Le passage de trieurs de déchets à semi-cols bleus autonomes s’est opéré lentement. Les coopératives de cartoneros ont eu un grand rôle à jouer dans la reconnaissance de cette activité comme un « vrai » travail. Au prix de nombreux efforts, rappelle Juan Martin Carpenco, banquier le jour, militant au MTE le soir. « Faire reconnaître le simple fait que les cartoneros pouvaient jouir des droits fondamentaux des travailleurs, protégés par la Constitution, a pris plusieurs années. »

« À partir de rien et des poubelles, nous avons réussi à créer un travail digne », affirme un leitmotiv populaire dans le milieu, repris par le jeune homme qui s’active tout en parlant à préparer un repas commun pour les membres de la coopérative qui passeront plus tard. Les femmes prennent bien leur place dans l’association et « ont beaucoup à voir avec la manière de s’organiser », dit-il en remuant des oignons dans une casserole démesurée.

Même son de cloche chez la cuisinière de la coopérative El Alamo, Graciela Calagioni. « Les femmes tiennent les comptes même si la plupart sont analphabètes, se souviennent des dates des réunions et, surtout, persévèrent quand vient le temps de demander une école pour leurs enfants. » D’une voix plus faible, elle ajoute : « Ce sont elles qui doivent assumer tous les rôles dans notre société machiste. »

La prochaine bataille liée au recyclage se jouera justement dans les foyers. Le tri à la source n’étant effectué que par une minorité de citoyens, le député Adrián Camps a déposé un projet de loi en mai dernier pour l’encourager. Il cherche à mettre les femmes cartoneras au centre de la stratégie en créant un registre de femmes « promotrices de l’environnement ».

Le frein du dénuement

Alicia Montoya, coordonnatrice de la coopérative El Alamo, écarte quant à elle l’idée d’attribuer un rôle spécial aux femmes. « Tout le monde sort de la même matrice d’extrême pauvreté. Il ne faut pas faire de distinction. » Son organisation est pourtant formée presque exclusivement de femmes. Mais la coordonnatrice ne croit pas que leur action soit particulièrement structurante dans les coopératives.

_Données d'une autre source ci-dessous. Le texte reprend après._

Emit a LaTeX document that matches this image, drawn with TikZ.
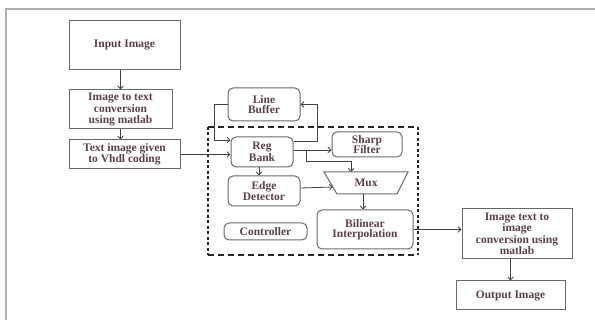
\documentclass[tikz,border=0pt]{standalone}
\usepackage{fontspec}
\setmainfont{Liberation Serif}
\usetikzlibrary{positioning}
\usetikzlibrary{arrows.meta}
\definecolor{boxgray}{RGB}{105,105,105}
\definecolor{linegray}{RGB}{65,65,65}
\definecolor{labelcol}{RGB}{90,62,72}
\definecolor{framegray}{RGB}{175,175,175}

\begin{document}
\begin{tikzpicture}
	[x=1pt, y=-1pt,
	lbl/.style={text=labelcol, font=\fontsize{11.5}{10.5}\selectfont\bfseries, align=center, inner sep=1pt},
	block/.style={lbl, rectangle, draw=boxgray, line width=1pt},
	rblock/.style={block, rounded corners=5pt},
	arr/.style={-{Straight Barb[length=3pt,width=5.5pt]}, draw=linegray, line width=0.8pt},
	dashline/.style={draw=black!85, line width=1.5pt, dash pattern=on 6pt off 4pt},
	dotline/.style={draw=black!85, line width=2pt, dash pattern=on 3pt off 2.5pt}]
	\useasboundingbox (0,0) rectangle (595,320);
	\draw[framegray, line width=1.5pt] (6,320) -- (6,9) -- (595,9);

	\node[block, minimum width=111, minimum height=49] (input) at (124.5,45.5) {Input Image};
	\node[block, minimum width=103, minimum height=39, below=19pt of input, xshift=-4pt] (totext) {Image to text\\conversion\\using matlab};
	\node[block, minimum width=111, minimum height=29, below=10pt of totext, xshift=4pt] (tovhdl) {Text image given\\to Vhdl coding};

	\node[rblock, minimum width=62, minimum height=30] (regbank) at (262,152) {Reg\\Bank};
	\node[rblock, minimum width=72, minimum height=33, above=15pt of regbank, xshift=2pt] (linebuf) {Line\\Buffer};
	\node[rblock, minimum width=72, minimum height=30, below=8pt of regbank, xshift=2pt] (edge) {Edge\\Detector};
	\node[rblock, minimum width=83, minimum height=17, below=16pt of edge, xshift=1.5pt] (ctrl) {Controller};
	\node[rblock, minimum width=70, minimum height=25] (sharp) at (367,144.5) {Sharp\\Filter};
	\node[rblock, minimum width=96, minimum height=39] (bilin) at (365,229.5) {Bilinear\\Interpolation};

	\coordinate (mtl) at (324,172);
	\coordinate (mtr) at (408,172);
	\coordinate (mbr) at (397,194);
	\coordinate (mbl) at (337,194);
	\draw[boxgray, line width=1pt] (mtl) -- (mtr) -- (mbr) -- (mbl) -- cycle;
	\node[lbl] (mux) at (366,183) {Mux};
	\coordinate (muxin) at (351,172);
	\coordinate (muxleft) at (333,187);
	\coordinate (muxout) at (363,194);

	\draw[dashline] (208,127) -- (418,127);
	\draw[dashline] (208,255) -- (418,255);
	\draw[dotline] (208,127) -- (208,255);
	\draw[dotline] (418,127) -- (418,255);

	\node[block, minimum width=110, minimum height=50] (toimg) at (517,234) {Image text to\\image\\conversion using\\matlab};
	\node[block, minimum width=109, minimum height=29, below=21pt of toimg, xshift=-6.5pt] (output) {Output Image};

	\draw[arr] (input.south -| totext.north) -- (totext.north);
	\draw[arr] (totext.south) -- (totext.south |- tovhdl.north);
	\draw[arr] (tovhdl.east) -- (tovhdl.east -| regbank.west);
	\draw[arr] (linebuf.west) -- ++(-13,0) |- ([yshift=12pt]regbank.west);
	\draw[arr] ([yshift=11pt]regbank.east) -- ++(24,0) |- (linebuf.east);
	\draw[arr] ([yshift=2pt]regbank.east) -- ([yshift=2pt]regbank.east -| sharp.west);
	\draw[arr] ([yshift=2pt]regbank.east) -- ++(13,0) -- ++(0,11) -| (muxin);
	\draw[arr] ([xshift=-3pt]regbank.south) -- ([xshift=-3pt]regbank.south |- edge.north);
	\draw[arr] ([yshift=3pt]edge.east) -- (muxleft);
	\draw[arr] (muxout) -- (muxout |- bilin.north);
	\draw[arr] (bilin.east) -- (bilin.east -| toimg.west);
	\draw[arr] (toimg.south -| output.north) -- (output.north);
\end{tikzpicture}
\end{document}
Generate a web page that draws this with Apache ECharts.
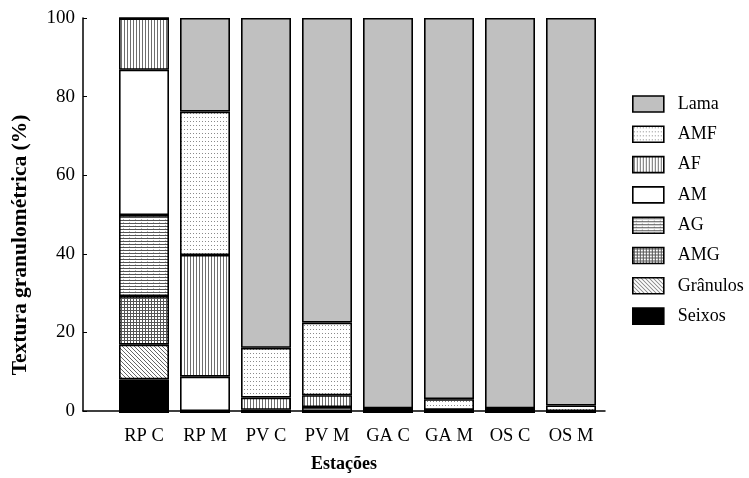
<!DOCTYPE html>
<html><head><meta charset="utf-8">
<script src="https://cdn.jsdelivr.net/npm/echarts@6/dist/echarts.min.js"></script>
<style>html,body{margin:0;padding:0;background:#fff}#c{width:749px;height:478px}</style>
</head><body><div id="c"></div>
<script>
var categories = ['RP C','RP M','PV C','PV M','GA C','GA M','OS C','OS M'];
var seixos   = [8.5, 0.5, 0.5, 0.5, 0.5, 0.5, 0.5, 0.5];
var granulos = [8.8, 0, 0, 0, 0, 0, 0, 0];
var amg      = [12.3, 0, 0, 0, 0, 0, 0, 0];
var ag       = [20.5, 0, 0, 0, 0, 0, 0, 0];
var am       = [36.8, 8.7, 0.3, 1.0, 0.7, 0.3, 0.7, 0];
var af       = [13.0, 30.8, 3.1, 3.0, 0, 0, 0, 0];
var amf      = [0, 36.3, 12.6, 18.4, 0, 2.7, 0, 1.4];
var lama     = [0.1, 23.7, 83.5, 77.1, 98.8, 96.5, 98.8, 98.1];
var yTicks = [0, 20, 40, 60, 80, 100];
var legendOrder = ['Lama','AMF','AF','AM','AG','AMG','Grânulos','Seixos'];

function pat(w, h, draw) {
  var c = document.createElement('canvas');
  c.width = w; c.height = h;
  var g = c.getContext('2d');
  g.fillStyle = '#fff'; g.fillRect(0, 0, w, h);
  draw(g);
  return {image: c, repeat: 'repeat'};
}
var fills = {
  'Lama': '#c0c0c0',
  'AMF': pat(3, 4, function(g){ g.fillStyle = '#8a8a8a'; g.fillRect(1, 1, 1, 1); }),
  'AF': pat(3, 1, function(g){ g.fillStyle = '#6e6e6e'; g.fillRect(1, 0, 1, 1); }),
  'AM': '#ffffff',
  'AG': pat(6, 3, function(g){ g.fillStyle = '#555'; g.fillRect(0, 1, 6, 1); g.fillStyle = '#bbb'; g.fillRect(3, 0, 1, 1); }),
  'AMG': pat(3, 3, function(g){ g.fillStyle = '#555'; g.fillRect(0, 1, 3, 1); g.fillRect(1, 0, 1, 3); }),
  'Grânulos': pat(4, 4, function(g){ g.fillStyle = '#666'; for (var i = 0; i < 4; i++) g.fillRect(i, i, 1, 1); }),
  'Seixos': '#000000'
};
var seriesData = {
  'Seixos': seixos, 'Grânulos': granulos, 'AMG': amg, 'AG': ag,
  'AM': am, 'AF': af, 'AMF': amf, 'Lama': lama
};
var stackOrder = ['Seixos','Grânulos','AMG','AG','AM','AF','AMF','Lama'];

var font = 'Liberation Serif';
var chart = echarts.init(document.getElementById('c'), null, {renderer: 'canvas'});
var series = stackOrder.map(function(name){
  return {
    name: name, type: 'bar', stack: 'total', xAxisIndex: 1, yAxisIndex: 1,
    barWidth: 50, data: seriesData[name],
    itemStyle: {color: fills[name], borderColor: '#000', borderWidth: 1.6},
    emphasis: {disabled: true}
  };
});
chart.setOption({
  animation: false,
  backgroundColor: '#fff',
  grid: [
    {left: 83, top: 18, width: 522, height: 395},
    {left: 113.5, top: 18, width: 488, height: 395}
  ],
  xAxis: [
    {gridIndex: 0, type: 'value', min: 0, max: 1,
     axisLine: {show: true, lineStyle: {color: '#000', width: 1.5}},
     axisTick: {show: false}, axisLabel: {show: false}, splitLine: {show: false},
     name: 'Estações', nameLocation: 'middle', nameGap: 44,
     nameTextStyle: {fontFamily: font, fontWeight: 'bold', fontSize: 18, color: '#000'}},
    {gridIndex: 1, type: 'category', data: categories,
     axisLine: {show: false}, axisTick: {show: false},
     axisLabel: {interval: 0, fontFamily: font, fontSize: 18.5, color: '#000', margin: 14}}
  ],
  yAxis: [
    {gridIndex: 0, type: 'value', min: 0, max: 100, interval: 20,
     axisLine: {show: true, lineStyle: {color: '#000', width: 1.5}},
     axisTick: {show: true, inside: true, length: 4, lineStyle: {color: '#000'}},
     axisLabel: {fontFamily: font, fontSize: 19, color: '#000', margin: 8,
       formatter: function(v){ return yTicks.indexOf(v) >= 0 ? String(v) : ''; }},
     splitLine: {show: false}},
    {gridIndex: 1, type: 'value', min: 0, max: 100, show: false}
  ],
  legend: {
    orient: 'vertical', left: 627, top: 90,
    icon: 'rect',
    itemWidth: 31, itemHeight: 16, itemGap: 12.3,
    data: legendOrder,
    itemStyle: {borderColor: '#000', borderWidth: 1.6},
    textStyle: {fontFamily: font, fontSize: 18, color: '#000', padding: [0, 0, 0, 9]},
    selectedMode: false
  },
  graphic: [{
    type: 'text', x: 20, y: 245,
    rotation: Math.PI / 2,
    style: {text: 'Textura granulométrica (%)', font: 'bold 21.5px "Liberation Serif"', fill: '#000',
            textAlign: 'center', textVerticalAlign: 'middle'}
  }],
  series: series
});
</script></body></html>
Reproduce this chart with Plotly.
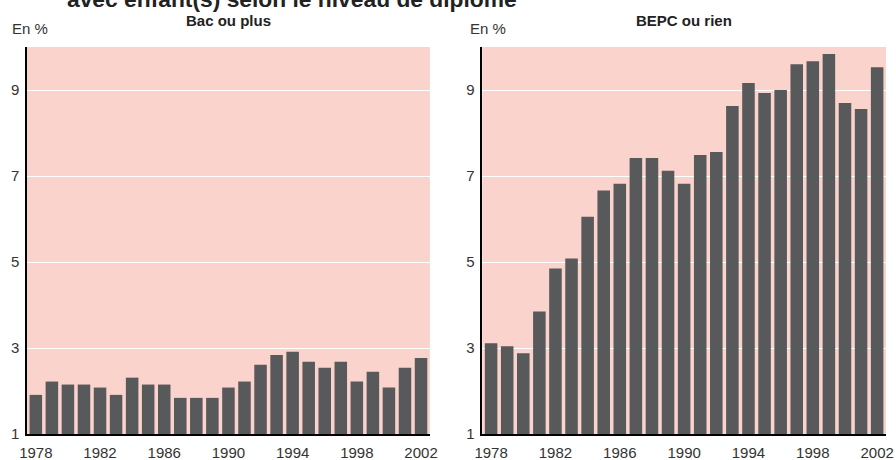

Elle admet tout de même que les femmes cartoneras portent sans doute plus que leur lot des problèmes de leur communauté. « Le problème le plus aigu des quartiers de misère d’où viennent les cartoneras est la drogue. Et cette situation repose presque entièrement sur les épaules des mères, qui ont toutes des fils aux prises avec le paco [NDLR : “pâte de cocaïne”]. »

Après la reconnaissance du travail par le gouvernement, Alicia Montoya croit que la bataille principale est culturelle, et que c’est là que les femmes ont un plus grand rôle à jouer. « La seule chance des cartoneros de sentir qu’ils font partie de cette société de merde est d’adopter les mêmes stéréotypes, comme les espadrilles de marque ou le dernier cellulaire à la mode », observe-t-elle. Les mères de famille résistent davantage à l’appel de ce « marché symbolique » et orientent leurs ressources vers la nourriture et l’éducation.

22 h, le chariot est plein. Marisa le ficelle avant de se diriger au point de rendez-vous pour reprendre le camion qui la ramènera avec son matériel. A-t-elle soupé? Elle répond évasivement : « Ce soir, ça va. » Mais quand elle rejoint ses collègues, elle dévore l’assiette tendue. Une autre cartonera est assise tout près, les dents gâtées et peu de chair sur les os. Elle sourit quand même, les jambes serrées pour conserver sa chaleur. La journée est finie.